'''

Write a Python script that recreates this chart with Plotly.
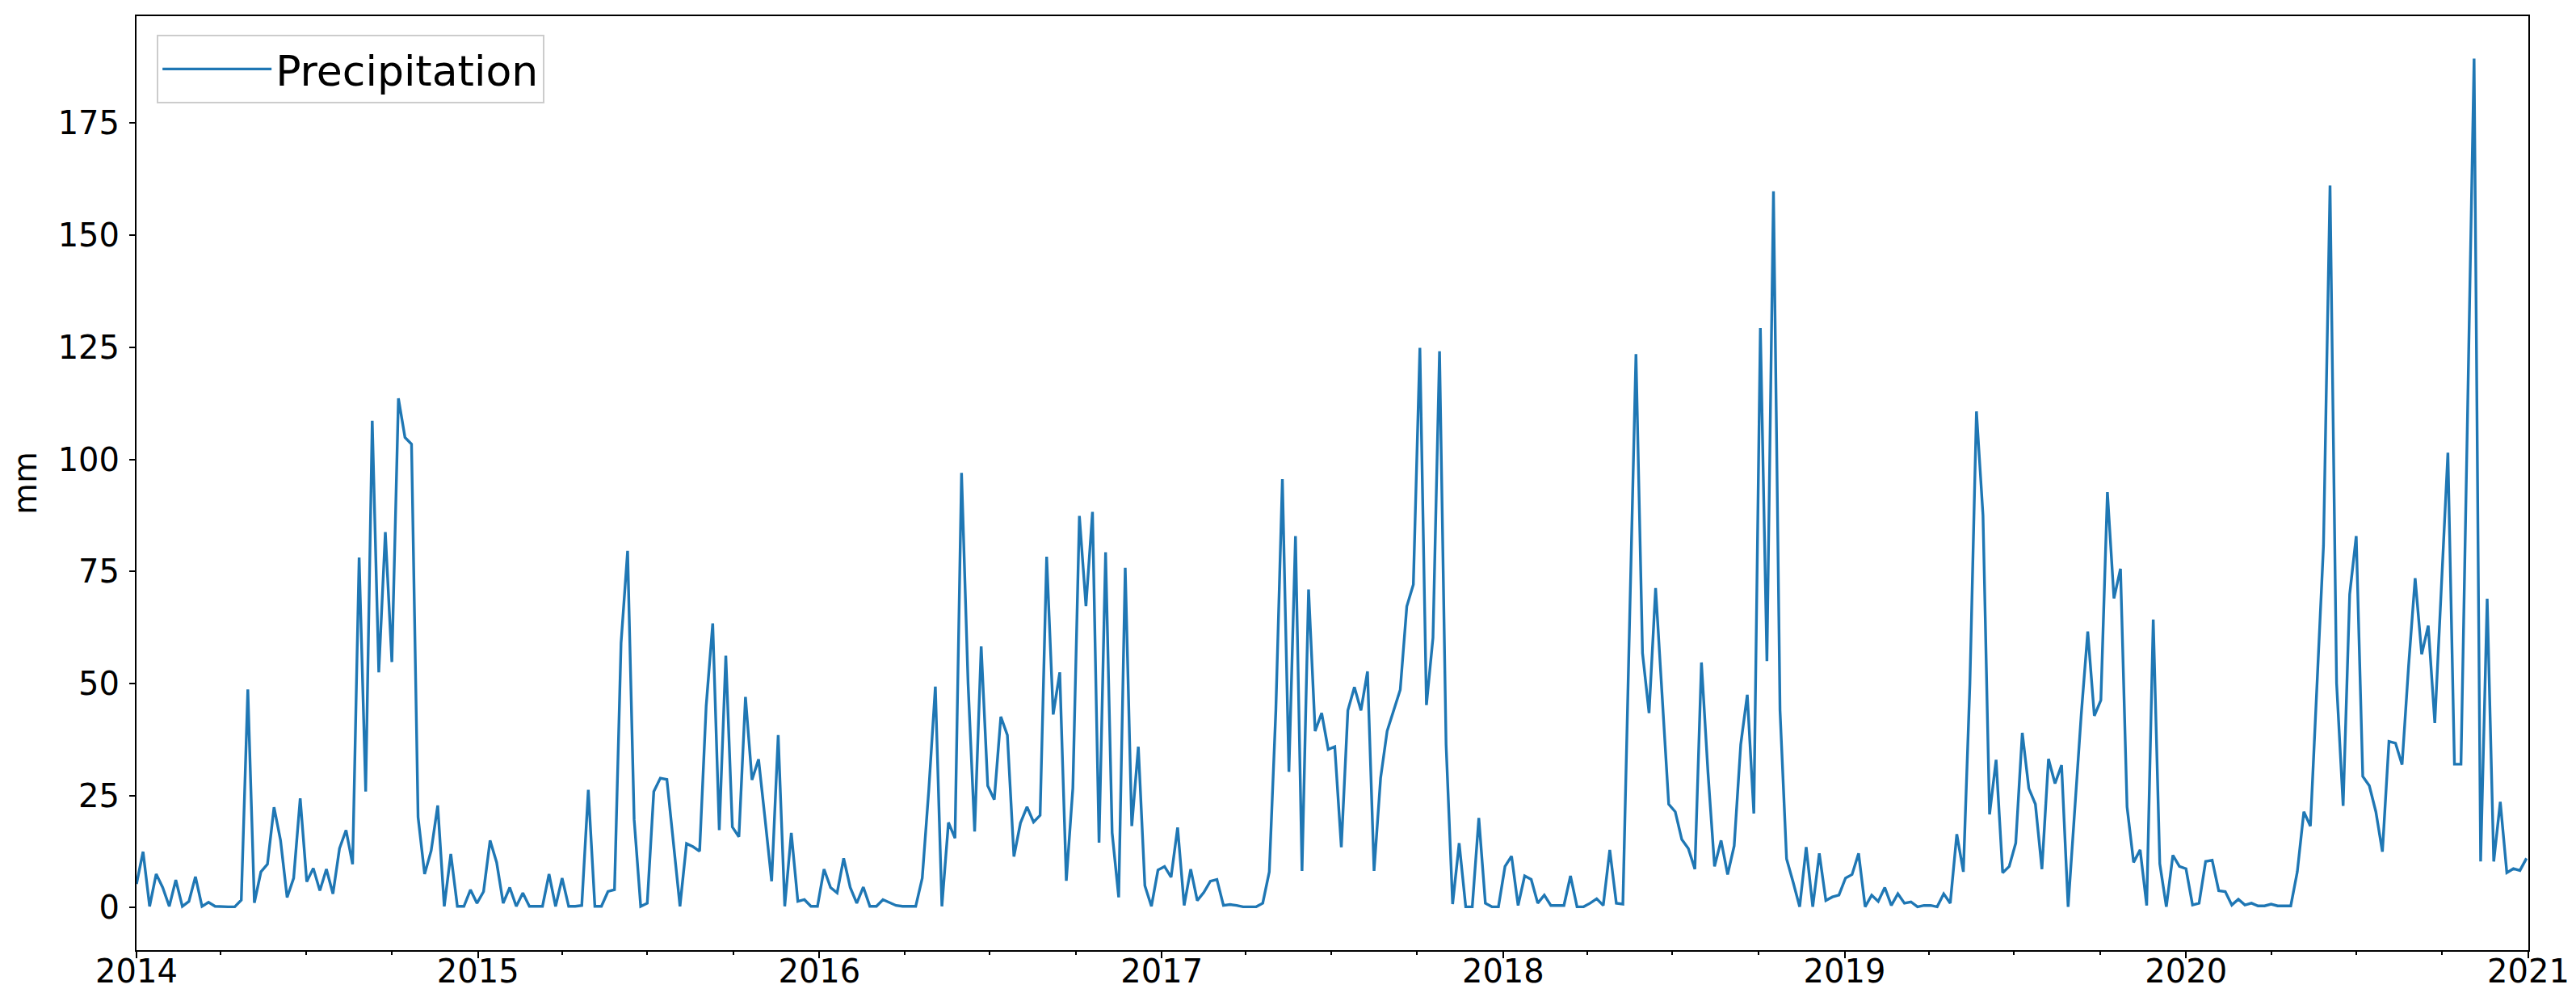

'''
'''

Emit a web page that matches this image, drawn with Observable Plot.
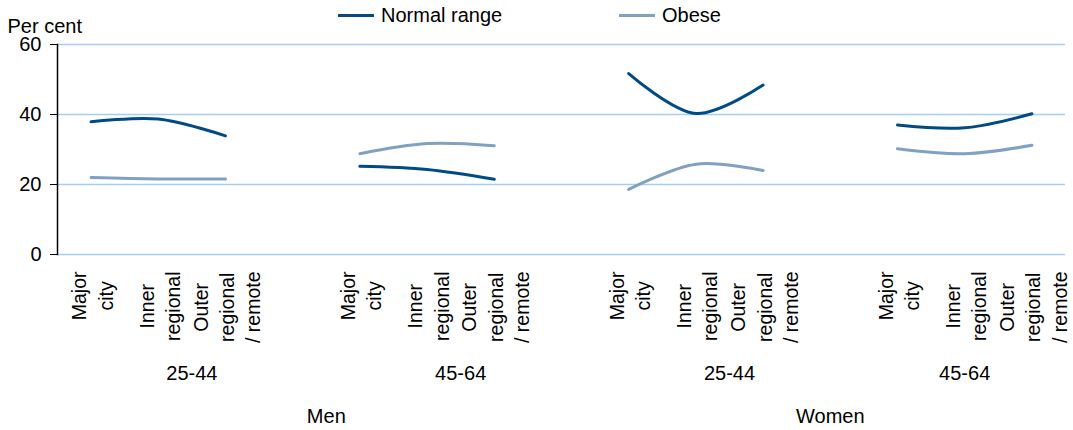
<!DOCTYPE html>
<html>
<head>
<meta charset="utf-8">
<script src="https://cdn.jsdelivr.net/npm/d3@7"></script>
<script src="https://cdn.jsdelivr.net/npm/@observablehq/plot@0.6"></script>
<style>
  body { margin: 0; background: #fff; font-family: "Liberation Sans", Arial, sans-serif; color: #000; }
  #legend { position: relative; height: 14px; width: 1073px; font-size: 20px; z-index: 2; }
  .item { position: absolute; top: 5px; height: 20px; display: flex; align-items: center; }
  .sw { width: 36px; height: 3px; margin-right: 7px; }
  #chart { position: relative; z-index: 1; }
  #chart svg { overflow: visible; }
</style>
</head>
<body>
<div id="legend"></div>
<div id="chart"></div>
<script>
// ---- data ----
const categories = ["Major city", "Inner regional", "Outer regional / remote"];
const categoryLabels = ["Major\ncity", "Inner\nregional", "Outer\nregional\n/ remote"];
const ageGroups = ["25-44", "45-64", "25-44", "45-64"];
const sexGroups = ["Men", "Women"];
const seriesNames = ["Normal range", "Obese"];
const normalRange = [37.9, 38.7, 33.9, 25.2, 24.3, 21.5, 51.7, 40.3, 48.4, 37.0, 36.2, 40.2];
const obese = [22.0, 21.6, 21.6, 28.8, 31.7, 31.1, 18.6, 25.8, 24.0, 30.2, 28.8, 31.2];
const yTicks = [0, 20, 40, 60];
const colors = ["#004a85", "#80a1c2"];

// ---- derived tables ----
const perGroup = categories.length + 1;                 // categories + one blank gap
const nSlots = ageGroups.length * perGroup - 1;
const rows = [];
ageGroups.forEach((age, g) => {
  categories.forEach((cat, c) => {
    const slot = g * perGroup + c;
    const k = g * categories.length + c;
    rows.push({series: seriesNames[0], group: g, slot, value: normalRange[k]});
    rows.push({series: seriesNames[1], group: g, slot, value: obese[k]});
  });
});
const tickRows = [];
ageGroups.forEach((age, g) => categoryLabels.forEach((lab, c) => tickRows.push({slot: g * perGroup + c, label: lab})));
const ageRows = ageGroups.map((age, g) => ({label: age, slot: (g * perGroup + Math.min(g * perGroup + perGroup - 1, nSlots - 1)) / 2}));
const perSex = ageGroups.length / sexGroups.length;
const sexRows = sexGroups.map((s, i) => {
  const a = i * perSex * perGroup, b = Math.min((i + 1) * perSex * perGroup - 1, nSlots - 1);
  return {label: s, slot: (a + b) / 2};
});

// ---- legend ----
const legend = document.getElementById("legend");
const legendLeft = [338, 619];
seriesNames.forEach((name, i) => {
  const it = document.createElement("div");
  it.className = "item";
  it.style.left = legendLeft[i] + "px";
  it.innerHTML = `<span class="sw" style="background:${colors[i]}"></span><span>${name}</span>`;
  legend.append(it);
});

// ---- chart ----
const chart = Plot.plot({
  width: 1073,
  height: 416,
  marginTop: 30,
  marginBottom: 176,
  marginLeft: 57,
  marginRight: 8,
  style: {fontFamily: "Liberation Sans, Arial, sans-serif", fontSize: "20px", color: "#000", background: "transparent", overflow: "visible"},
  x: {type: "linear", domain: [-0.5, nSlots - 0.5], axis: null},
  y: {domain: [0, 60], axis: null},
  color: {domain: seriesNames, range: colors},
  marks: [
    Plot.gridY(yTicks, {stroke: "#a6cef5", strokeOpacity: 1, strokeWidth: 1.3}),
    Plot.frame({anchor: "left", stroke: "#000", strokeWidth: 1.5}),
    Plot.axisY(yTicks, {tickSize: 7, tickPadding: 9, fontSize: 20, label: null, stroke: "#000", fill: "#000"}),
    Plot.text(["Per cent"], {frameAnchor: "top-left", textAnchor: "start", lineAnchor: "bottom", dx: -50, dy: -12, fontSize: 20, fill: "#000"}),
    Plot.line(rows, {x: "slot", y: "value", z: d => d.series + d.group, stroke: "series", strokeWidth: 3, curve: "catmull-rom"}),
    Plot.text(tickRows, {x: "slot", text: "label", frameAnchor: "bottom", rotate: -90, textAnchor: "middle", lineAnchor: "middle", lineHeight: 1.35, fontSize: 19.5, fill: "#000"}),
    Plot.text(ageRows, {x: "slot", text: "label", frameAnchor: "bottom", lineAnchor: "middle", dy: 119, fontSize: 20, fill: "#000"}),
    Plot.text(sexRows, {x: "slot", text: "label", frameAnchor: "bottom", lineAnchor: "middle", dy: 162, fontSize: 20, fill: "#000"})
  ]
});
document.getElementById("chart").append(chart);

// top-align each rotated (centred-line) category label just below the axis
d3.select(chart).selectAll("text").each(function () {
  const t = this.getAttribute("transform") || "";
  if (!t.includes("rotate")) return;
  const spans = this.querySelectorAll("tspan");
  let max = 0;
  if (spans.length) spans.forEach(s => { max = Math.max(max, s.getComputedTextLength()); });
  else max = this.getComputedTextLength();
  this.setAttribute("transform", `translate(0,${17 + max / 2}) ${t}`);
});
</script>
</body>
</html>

'''

▶ PROBLEM REQUIREMENTS: Of the lines in the material, how many hold the word "that"? Reply with the number only.

▶ FULL OUTPUT: 2